The mass spectrometer sorts ionized atoms emitted by specific heated substances according to their individual masses. The analysis is usually performed by passing these ions through a vacuum chamber placed in a strong magnetic field. The path of individual ions is a function of their mass, velocity, and charge.
The foundation of the technique was the investigation of the ions produced by cathode ray tubes, research that led to the discovery of isotopes by J. J. Thomson in 1913. An effective mass spectrometer was produced after World War I by Arthur J. Dempster (1886-1950), who used an electrical collector in 1918 at the University of Chicago. One year later Francis W. Aston (1877-1945) used a photographic plate as a detector at the University of Cambridge. Aston discovered 212 naturally occurring isotopes, and was awarded the Nobel Prize for Chemistry in 1922.

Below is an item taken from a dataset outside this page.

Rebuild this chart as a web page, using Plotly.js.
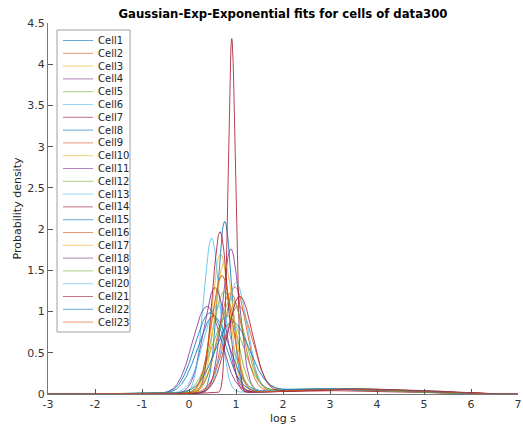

By the 1940s mass spectrometers were being commercially manufactured and were being used by many experimenters—geologists, to measure the age of rocks by looking at their radioactive decay products; chemists, to analyze complex organic molecules; and space scientists, to analyze the composition of the upper atmosphere. Electron beams and lasers were used to excite the ions.
Miniature mass spectrometers were produced for portable medical applications, and versions were placed on spacecraft to analyze the atmospheres of Venus and Mars and the gases emitted from Halley's comet. Not only could the instruments measure minute samples, they could also measure the mass of an atom to the accuracy of one part in a billion.